Hedonic happiness is the felt-state of pleasure in a moment: comfort, enjoyment, fun. Eudaimonic happiness is the assessment of whether a life is going well: meaning, contribution, growth. They are different categories that measure different things, rather than different intensities of the same thing.
What are some hedonic vs eudaimonic examples?
Hedonic examples include the cold beer after a hike, the laugh at dinner with a friend, the warm shower, and the vacation week with nothing on the calendar. Eudaimonic examples include the year of training that became a finished half-marathon, the parent you sat with through chemo, and the project at work that mattered to a specific person.
What is eudaimonic well-being?
Eudaimonic well-being is the felt-sense of whether a life is going well, in terms of meaning, growth, contribution, and the slow accumulation of work that mattered. The word comes from the Greek eudaimonia, often translated as flourishing. Carol Ryff's 1989 six-factor model is the standard academic operationalization.

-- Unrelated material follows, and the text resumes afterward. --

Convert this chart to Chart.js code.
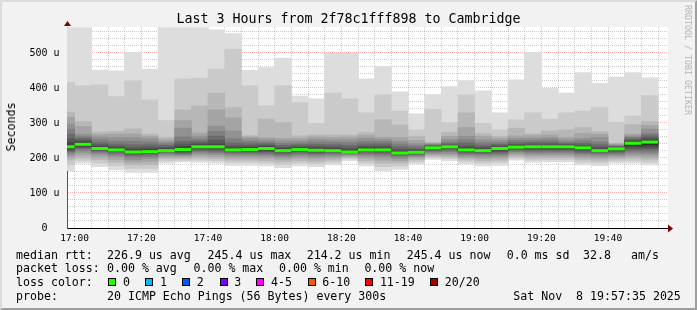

Why is eudaimonia important?
Because the hedonic felt-state of pleasure adapts back to baseline within hours or days, while the eudaimonic substrate of meaning and accomplishment accumulates and lasts. The Steptoe, Deaton, and Stone 2015 Lancet study found that older English adults in the highest quartile of eudaimonic well-being had a 9.3% mortality rate over 8.5 years of follow-up, compared with 29.3% for those in the lowest quartile.
Is eudaimonic happiness better than hedonic happiness?
Neither is strictly better. The well-being literature suggests they measure different dimensions of a good life, and the lives that hold up over decades tend to combine both: eudaimonic substrate with hedonic pleasures defended. The mistake to avoid is treating either dimension as the whole answer.
How does ikigai relate to hedonic vs eudaimonic well-being?
Ikigai sits closer to the eudaimonic side. The part of ikigai Mieko Kamiya wrote about in 1966 (the life-is-worth-waking-into felt-sense) is structurally eudaimonic. It measures whether a life is accumulating into something worth having lived, rather than whether today happened to feel good.